- Task requirements: Leaving out the pictures, retype the lines from the beginning of the listing through the line containing "from matplotlib.ticker import".

※

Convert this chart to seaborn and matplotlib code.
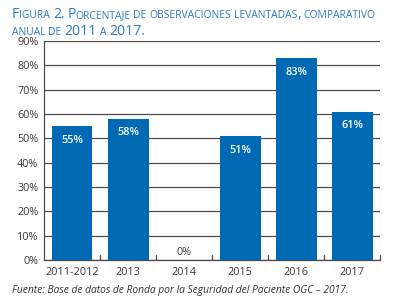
import numpy as np
import pandas as pd
import seaborn as sns
import matplotlib.pyplot as plt
from matplotlib.font_manager import FontProperties
from matplotlib.ticker import PercentFormatter

years = ["2011-2012", "2013", "2014", "2015", "2016", "2017"]
pct = [55, 58, 0, 51, 83, 61]
yticks = list(range(0, 91, 10))
title_lines = ["Figura 2. Porcentaje de observaciones levantadas, comparativo",
               "anual de 2011 a 2017."]
source = "Fuente: Base de datos de Ronda por la Seguridad del Paciente OGC – 2017."

df = pd.DataFrame({"year": years, "pct": pct})

sns.set_theme(style="white")
plt.rcParams["font.family"] = ["Open Sans", "DejaVu Sans"]

fig = plt.figure(figsize=(4.04, 3.07), dpi=100)
ax = fig.add_axes([0.109, 0.153, 0.832, 0.713])

bar_color = "#0069b4"
sns.barplot(data=df, x="year", y="pct", color=bar_color, saturation=1, width=0.73,
            linewidth=0, ax=ax, zorder=3)

ax.set_ylim(0, 90)
ax.set_xlim(-0.5, len(years) - 0.5)
ax.set_yticks(yticks)
ax.yaxis.set_major_formatter(PercentFormatter(decimals=0))
ax.grid(axis="y", color="#4a4a4a", linewidth=0.9, zorder=0)
ax.set_xlabel("")
ax.set_ylabel("")

for s in ["top", "right"]:
    ax.spines[s].set_visible(False)
for s in ["left", "bottom"]:
    ax.spines[s].set_color("#4a4a4a")
    ax.spines[s].set_linewidth(0.9)

ax.tick_params(axis="y", length=0, labelsize=7.8, labelcolor="#3a3a3a", pad=4)
ax.tick_params(axis="x", length=0, labelsize=7.8, labelcolor="#3a3a3a", pad=5)

# little ticks between categories
for b in np.arange(0.5, len(years), 1.0):
    ax.plot([b, b], [0, 2], color="#4a4a4a", linewidth=0.9, clip_on=False, zorder=4)

for i, v in enumerate(pct):
    if v > 5:
        ax.text(i, v - 3.5, f"{v}%", ha="center", va="top", color="white",
                fontsize=7.8, fontweight="semibold", zorder=5)
    else:
        ax.text(i, v + 1, f"{v}%", ha="center", va="bottom", color="#3a3a3a",
                fontsize=7.8, zorder=5)


def small_caps(x, y, s, big=10.1, small=7.5, color="#2a7bc0"):
    # fake small caps: capitals and digits big, lowercase drawn as small capitals
    renderer = fig.canvas.get_renderer()

    def advance(text, size):
        prop = FontProperties(family=["Open Sans", "DejaVu Sans"], size=size)
        w1 = renderer.get_text_width_height_descent("I" + text + "I", prop, ismath=False)[0]
        w0 = renderer.get_text_width_height_descent("II", prop, ismath=False)[0]
        return w1 - w0

    xpix = x * fig.bbox.width
    for k, word in enumerate(s.split(" ")):
        if k > 0:
            xpix += advance(" ", small)
        runs = []
        for ch in word:
            is_big = not ch.islower()
            if runs and runs[-1][1] == is_big:
                runs[-1][0] += ch
            else:
                runs.append([ch, is_big])
        for text, is_big in runs:
            size = big if is_big else small
            fig.text(xpix / fig.bbox.width, y, text.upper(), color=color,
                     fontsize=size, ha="left", va="baseline")
            xpix += advance(text.upper(), size)


small_caps(0.03, 0.940, title_lines[0])
small_caps(0.03, 0.885, title_lines[1])

fig.text(0.03, 0.055, source, color="#333333", fontsize=7.4, style="italic",
         va="center", ha="left")

fig.savefig("out.png", dpi=100)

※

- Task answer:
Convert this chart to seaborn and matplotlib code.
import numpy as np
import pandas as pd
import seaborn as sns
import matplotlib.pyplot as plt
from matplotlib.font_manager import FontProperties
from matplotlib.ticker import PercentFormatter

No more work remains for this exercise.